Seperti yang dikutip oleh Tauchid (1963:67) dan kemudian dituliskan kembali oleh Ki Prof. Dr. Subronto Prodjoharjono yang bertindak sebagai ketua tim penerbitan buku ini menyatakan bahwa menurut Bapak Pendidikan Nasional kita itu kemerdekaan seseorang tidak berarti suasana bebas lepasnya orang dari segala bentuk perintah dan kekuasaan orang lain. Akan tetapi sekaligus berarti kesanggupan untuk mandiri dan berdiri sendiri. Selanjutnya beliau juga mengatakan berdiri sendiri dalam soal kemerdekaan itu tidak hanya ‘berdiri yang tidak berdaya,’ beridiri asal berdiri dalam arti sempit. Berdiri sendiri harus diartikan sebagai ketegakan berdiri karena kekuatan sendiri...’
Kekhawatiran yang bukan tanpa sebab oleh pendiri Nationaal Onderwijs Instituut Taman Siswa (Perguruan Nasional Taman Siswa) ini secara langsung dapat kita rasakan dalam kontek kekinian. Bahkan semakin mengkritsal.

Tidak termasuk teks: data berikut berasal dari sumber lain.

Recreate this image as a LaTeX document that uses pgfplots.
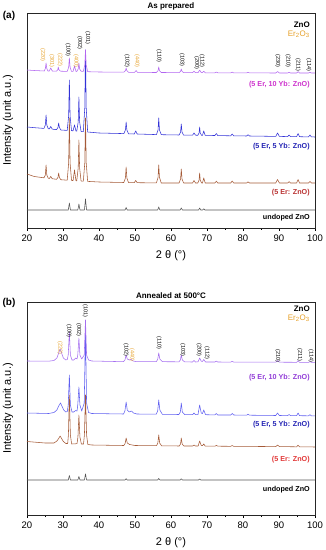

Bukan sekedar pada permasalahan peningkatan penganguran intelektual akan tetapi kedahsyatan itu terjadi pada matinya rasa kemerdekaan bagi kaum terdidik. Ketika terjadinya disorientasi pendidikan yang hanya sekedar mengejar gelar dan peningkatan status sosial plus hasrat ingin mendulang rupiah, maka pendidikan disinyalir akan bernuansa liberalis. Akhirnya persaingan tidak lagi untuk berbuat benar dan mematikan celah negasi dari kebenaran itu.

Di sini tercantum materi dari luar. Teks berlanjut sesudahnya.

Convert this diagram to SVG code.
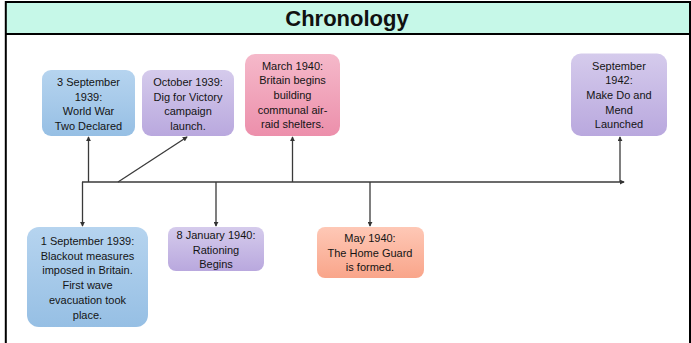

Belum lagi di saat kita bicara problematika realias pendidik di negeri ini yang membentuk jurang hubungan dengan peserta didik sebagai ‘majikan-pembantu’. Kelas-kelas yang seharusnya menjadi harmonisasi fisik dan kondisi jiwa malah telah berubah menjadi bilik-bilik jeruji sang pesakitan. Taman Kanak-Kanak dan pendidikan yang masih berhubungan dengan usia dini yang identik dengan dunua bermainpun telah dimatikan dengan berjibun tugas dan hafalan. Rasa kasih sayang dan ucapan motivasi telah berubah menjadi caci-maki. Sementara itu, sisi keluarga yang menjadi sumber pendidik primer telah direduksi oleh sang pemimpin dan anggota rumah tangga itu sendiri.
Dengan kondisi seperti yang kita rasakan serta alami bersama, dan jika ditela’ah hasil pemikiran salah satu tokoh sentral pendidikan yang hari lahirnya dijadikan sebagai Hari Pendidikan Nasional itu. Pantaslah kita untuk berkesimpulan sudah waktunya merubah paradigma serta kebiasaan yang salah selama ini.
Tujuannya hanya satu, agar pendidikan mampu menjadikan manusia yang merdeka, persis seperti sprit penulis bukunya. Dan pantas juga dikatakan wajib -bukan hanya insan pendidik tetapi siapapun yang masih merasa dirinya manusia dan ingin memerdekakan diri dan manusia lainnya- untuk kita merenungi setiap kata pada buku yang terdiri dari 29 buah artikel dan terangkum dalam tiga bab ini.
Apatah lagi bagi mereka yang sekarang merasa sebagai guru bagi anak didiknya dan guru bagi keluarga serta masyarakatnya. Artinya tidak ada alasan bagi untuk mengesampingkan pemikirannya yang oleh Dr. Daoed Joesuf dalam pengantarnya disebut sebagai sosok pelopor pendidikan yang visinya bersifat futuristik.
Jadi saatnya bersama kita apresiasikan pemikiran tokoh yang potret dirinya pernah diabadikan pada uang kertas pecahan 20.000 rupah itu dengan jalan awal membaca olah pikirnya yang terangkum pada buku ini. Semuanya hanya karena hasrat untuk pendidikan lebih baik dan meraih kemerdekaan yang hakiki.